---------- Available data

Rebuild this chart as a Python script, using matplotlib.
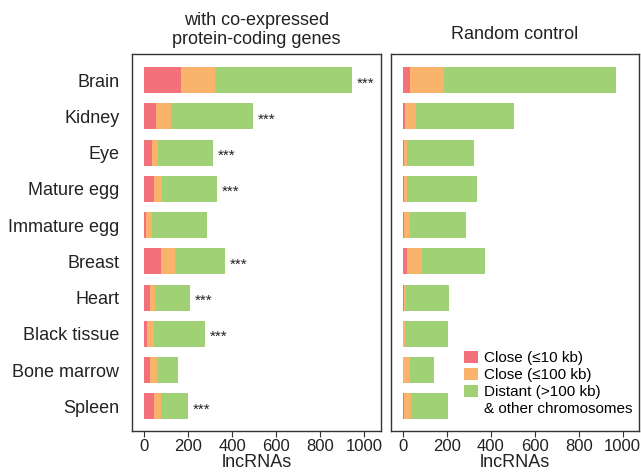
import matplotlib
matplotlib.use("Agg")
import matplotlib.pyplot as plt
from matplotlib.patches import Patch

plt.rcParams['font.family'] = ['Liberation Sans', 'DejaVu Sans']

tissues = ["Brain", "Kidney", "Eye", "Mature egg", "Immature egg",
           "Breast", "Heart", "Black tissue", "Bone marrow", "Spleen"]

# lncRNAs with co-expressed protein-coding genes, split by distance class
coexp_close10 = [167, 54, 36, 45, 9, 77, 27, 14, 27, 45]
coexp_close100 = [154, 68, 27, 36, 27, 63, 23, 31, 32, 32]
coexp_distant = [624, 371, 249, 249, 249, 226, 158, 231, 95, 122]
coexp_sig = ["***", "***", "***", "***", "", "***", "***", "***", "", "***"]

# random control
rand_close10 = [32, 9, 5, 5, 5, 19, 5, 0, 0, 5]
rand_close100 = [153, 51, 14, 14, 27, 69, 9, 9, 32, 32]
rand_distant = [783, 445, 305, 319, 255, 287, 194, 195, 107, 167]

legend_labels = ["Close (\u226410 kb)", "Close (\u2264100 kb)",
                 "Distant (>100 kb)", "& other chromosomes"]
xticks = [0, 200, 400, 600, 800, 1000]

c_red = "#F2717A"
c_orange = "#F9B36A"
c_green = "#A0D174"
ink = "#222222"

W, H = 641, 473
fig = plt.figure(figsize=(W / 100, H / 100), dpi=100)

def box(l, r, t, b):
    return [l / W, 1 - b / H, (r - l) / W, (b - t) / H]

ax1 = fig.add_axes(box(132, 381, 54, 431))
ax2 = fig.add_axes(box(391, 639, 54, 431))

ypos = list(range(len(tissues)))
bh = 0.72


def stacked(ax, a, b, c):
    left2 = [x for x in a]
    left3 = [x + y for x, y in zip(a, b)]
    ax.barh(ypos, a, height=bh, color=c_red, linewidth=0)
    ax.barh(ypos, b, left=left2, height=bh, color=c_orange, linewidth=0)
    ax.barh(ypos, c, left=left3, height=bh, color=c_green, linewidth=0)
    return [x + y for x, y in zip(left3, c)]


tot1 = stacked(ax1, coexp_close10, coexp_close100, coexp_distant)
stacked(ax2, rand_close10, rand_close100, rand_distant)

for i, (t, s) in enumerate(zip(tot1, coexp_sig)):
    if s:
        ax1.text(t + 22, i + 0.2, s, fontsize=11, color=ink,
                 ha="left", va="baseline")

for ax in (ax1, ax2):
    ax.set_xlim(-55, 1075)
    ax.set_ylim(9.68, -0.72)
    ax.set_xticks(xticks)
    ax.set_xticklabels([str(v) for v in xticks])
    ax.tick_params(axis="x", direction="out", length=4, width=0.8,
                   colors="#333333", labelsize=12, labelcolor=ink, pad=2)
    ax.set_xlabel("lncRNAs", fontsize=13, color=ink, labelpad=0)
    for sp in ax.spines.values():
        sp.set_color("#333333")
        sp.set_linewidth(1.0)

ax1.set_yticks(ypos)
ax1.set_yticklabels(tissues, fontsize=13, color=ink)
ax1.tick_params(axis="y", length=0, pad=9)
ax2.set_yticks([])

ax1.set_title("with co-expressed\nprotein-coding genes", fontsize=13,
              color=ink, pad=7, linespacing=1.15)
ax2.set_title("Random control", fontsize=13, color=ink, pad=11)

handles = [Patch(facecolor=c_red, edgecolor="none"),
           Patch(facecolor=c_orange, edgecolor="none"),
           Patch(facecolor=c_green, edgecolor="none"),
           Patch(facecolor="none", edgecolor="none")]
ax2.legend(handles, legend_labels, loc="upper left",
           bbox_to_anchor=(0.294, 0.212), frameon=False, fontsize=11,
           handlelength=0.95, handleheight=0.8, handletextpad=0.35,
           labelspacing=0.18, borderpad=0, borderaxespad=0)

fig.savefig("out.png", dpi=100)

--------------------

### Task objective:
Quote the listing above in full, except for the pictures.

### The result:
Rebuild this chart as a Python script, using matplotlib.
import matplotlib
matplotlib.use("Agg")
import matplotlib.pyplot as plt
from matplotlib.patches import Patch

plt.rcParams['font.family'] = ['Liberation Sans', 'DejaVu Sans']

tissues = ["Brain", "Kidney", "Eye", "Mature egg", "Immature egg",
           "Breast", "Heart", "Black tissue", "Bone marrow", "Spleen"]

# lncRNAs with co-expressed protein-coding genes, split by distance class
coexp_close10 = [167, 54, 36, 45, 9, 77, 27, 14, 27, 45]
coexp_close100 = [154, 68, 27, 36, 27, 63, 23, 31, 32, 32]
coexp_distant = [624, 371, 249, 249, 249, 226, 158, 231, 95, 122]
coexp_sig = ["***", "***", "***", "***", "", "***", "***", "***", "", "***"]

# random control
rand_close10 = [32, 9, 5, 5, 5, 19, 5, 0, 0, 5]
rand_close100 = [153, 51, 14, 14, 27, 69, 9, 9, 32, 32]
rand_distant = [783, 445, 305, 319, 255, 287, 194, 195, 107, 167]

legend_labels = ["Close (\u226410 kb)", "Close (\u2264100 kb)",
                 "Distant (>100 kb)", "& other chromosomes"]
xticks = [0, 200, 400, 600, 800, 1000]

c_red = "#F2717A"
c_orange = "#F9B36A"
c_green = "#A0D174"
ink = "#222222"

W, H = 641, 473
fig = plt.figure(figsize=(W / 100, H / 100), dpi=100)

def box(l, r, t, b):
    return [l / W, 1 - b / H, (r - l) / W, (b - t) / H]

ax1 = fig.add_axes(box(132, 381, 54, 431))
ax2 = fig.add_axes(box(391, 639, 54, 431))

ypos = list(range(len(tissues)))
bh = 0.72


def stacked(ax, a, b, c):
    left2 = [x for x in a]
    left3 = [x + y for x, y in zip(a, b)]
    ax.barh(ypos, a, height=bh, color=c_red, linewidth=0)
    ax.barh(ypos, b, left=left2, height=bh, color=c_orange, linewidth=0)
    ax.barh(ypos, c, left=left3, height=bh, color=c_green, linewidth=0)
    return [x + y for x, y in zip(left3, c)]


tot1 = stacked(ax1, coexp_close10, coexp_close100, coexp_distant)
stacked(ax2, rand_close10, rand_close100, rand_distant)

for i, (t, s) in enumerate(zip(tot1, coexp_sig)):
    if s:
        ax1.text(t + 22, i + 0.2, s, fontsize=11, color=ink,
                 ha="left", va="baseline")

for ax in (ax1, ax2):
    ax.set_xlim(-55, 1075)
    ax.set_ylim(9.68, -0.72)
    ax.set_xticks(xticks)
    ax.set_xticklabels([str(v) for v in xticks])
    ax.tick_params(axis="x", direction="out", length=4, width=0.8,
                   colors="#333333", labelsize=12, labelcolor=ink, pad=2)
    ax.set_xlabel("lncRNAs", fontsize=13, color=ink, labelpad=0)
    for sp in ax.spines.values():
        sp.set_color("#333333")
        sp.set_linewidth(1.0)

ax1.set_yticks(ypos)
ax1.set_yticklabels(tissues, fontsize=13, color=ink)
ax1.tick_params(axis="y", length=0, pad=9)
ax2.set_yticks([])

ax1.set_title("with co-expressed\nprotein-coding genes", fontsize=13,
              color=ink, pad=7, linespacing=1.15)
ax2.set_title("Random control", fontsize=13, color=ink, pad=11)

handles = [Patch(facecolor=c_red, edgecolor="none"),
           Patch(facecolor=c_orange, edgecolor="none"),
           Patch(facecolor=c_green, edgecolor="none"),
           Patch(facecolor="none", edgecolor="none")]
ax2.legend(handles, legend_labels, loc="upper left",
           bbox_to_anchor=(0.294, 0.212), frameon=False, fontsize=11,
           handlelength=0.95, handleheight=0.8, handletextpad=0.35,
           labelspacing=0.18, borderpad=0, borderaxespad=0)

fig.savefig("out.png", dpi=100)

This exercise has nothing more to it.